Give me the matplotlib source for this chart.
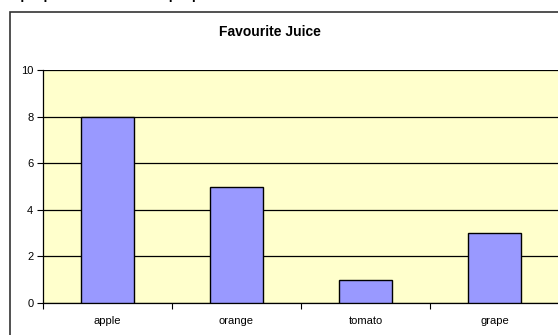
import matplotlib
matplotlib.use("Agg")
import matplotlib.pyplot as plt
from matplotlib.patches import Rectangle

plt.rcParams['font.family'] = ['Liberation Sans', 'DejaVu Sans']

juices = ["apple", "orange", "tomato", "grape"]
votes = [8, 5, 1, 3]
y_ticks = [0, 2, 4, 6, 8, 10]

W, H = 558, 335
fig = plt.figure(figsize=(W / 100, H / 100), dpi=100)

# partly cut-off line of text above the chart (only its lowest part shows)
fig.text(20 / W, 1 + 2 / H, "popular to least popular.", fontsize=15,
         ha="left", va="baseline", color="black")

# outer chart frame (continues past right and bottom edges)
fig.patches.append(Rectangle((9.5 / W, -0.1), 1.0, 1 - 11.5 / H + 0.1,
                             transform=fig.transFigure, fill=False,
                             edgecolor="#333333", linewidth=1.2))

ax = fig.add_axes([43 / W, 1 - 303 / H, (559 - 43) / W, (303 - 70) / H])
ax.set_facecolor("#FFFFCC")
x = range(len(juices))
ax.bar(x, votes, width=0.41, color="#9999FF", edgecolor="black",
       linewidth=1.0, zorder=3)

ax.set_xlim(-0.5, len(juices) - 0.5)
ax.set_ylim(0, 10)
ax.set_yticks(y_ticks)
ax.yaxis.grid(True, color="black", linewidth=0.9, zorder=1)
ax.set_axisbelow(True)

ax.set_xticks([i - 0.5 for i in range(len(juices) + 1)])
ax.set_xticklabels([])
ax.set_xticks(list(x), minor=True)
ax.set_xticklabels(juices, minor=True, fontsize=8)
ax.tick_params(axis="x", which="minor", length=0, pad=9)
ax.tick_params(axis="x", which="major", length=4, width=0.8, direction="out")
ax.tick_params(axis="y", length=4, width=0.8, labelsize=8, pad=3)

for side in ["top", "right"]:
    ax.spines[side].set_visible(False)
ax.spines["left"].set_linewidth(0.9)
ax.spines["bottom"].set_linewidth(0.9)

fig.text(270 / W, 1 - 32 / H, "Favourite Juice", fontsize=10,
         fontweight="bold", ha="center", va="center")

fig.savefig("out.png", dpi=100)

--------------------------------

> What is expected
Quote the listing above in full, except for the pictures.

> Task solution
Give me the matplotlib source for this chart.
import matplotlib
matplotlib.use("Agg")
import matplotlib.pyplot as plt
from matplotlib.patches import Rectangle

plt.rcParams['font.family'] = ['Liberation Sans', 'DejaVu Sans']

juices = ["apple", "orange", "tomato", "grape"]
votes = [8, 5, 1, 3]
y_ticks = [0, 2, 4, 6, 8, 10]

W, H = 558, 335
fig = plt.figure(figsize=(W / 100, H / 100), dpi=100)

# partly cut-off line of text above the chart (only its lowest part shows)
fig.text(20 / W, 1 + 2 / H, "popular to least popular.", fontsize=15,
         ha="left", va="baseline", color="black")

# outer chart frame (continues past right and bottom edges)
fig.patches.append(Rectangle((9.5 / W, -0.1), 1.0, 1 - 11.5 / H + 0.1,
                             transform=fig.transFigure, fill=False,
                             edgecolor="#333333", linewidth=1.2))

ax = fig.add_axes([43 / W, 1 - 303 / H, (559 - 43) / W, (303 - 70) / H])
ax.set_facecolor("#FFFFCC")
x = range(len(juices))
ax.bar(x, votes, width=0.41, color="#9999FF", edgecolor="black",
       linewidth=1.0, zorder=3)

ax.set_xlim(-0.5, len(juices) - 0.5)
ax.set_ylim(0, 10)
ax.set_yticks(y_ticks)
ax.yaxis.grid(True, color="black", linewidth=0.9, zorder=1)
ax.set_axisbelow(True)

ax.set_xticks([i - 0.5 for i in range(len(juices) + 1)])
ax.set_xticklabels([])
ax.set_xticks(list(x), minor=True)
ax.set_xticklabels(juices, minor=True, fontsize=8)
ax.tick_params(axis="x", which="minor", length=0, pad=9)
ax.tick_params(axis="x", which="major", length=4, width=0.8, direction="out")
ax.tick_params(axis="y", length=4, width=0.8, labelsize=8, pad=3)

for side in ["top", "right"]:
    ax.spines[side].set_visible(False)
ax.spines["left"].set_linewidth(0.9)
ax.spines["bottom"].set_linewidth(0.9)

fig.text(270 / W, 1 - 32 / H, "Favourite Juice", fontsize=10,
         fontweight="bold", ha="center", va="center")

fig.savefig("out.png", dpi=100)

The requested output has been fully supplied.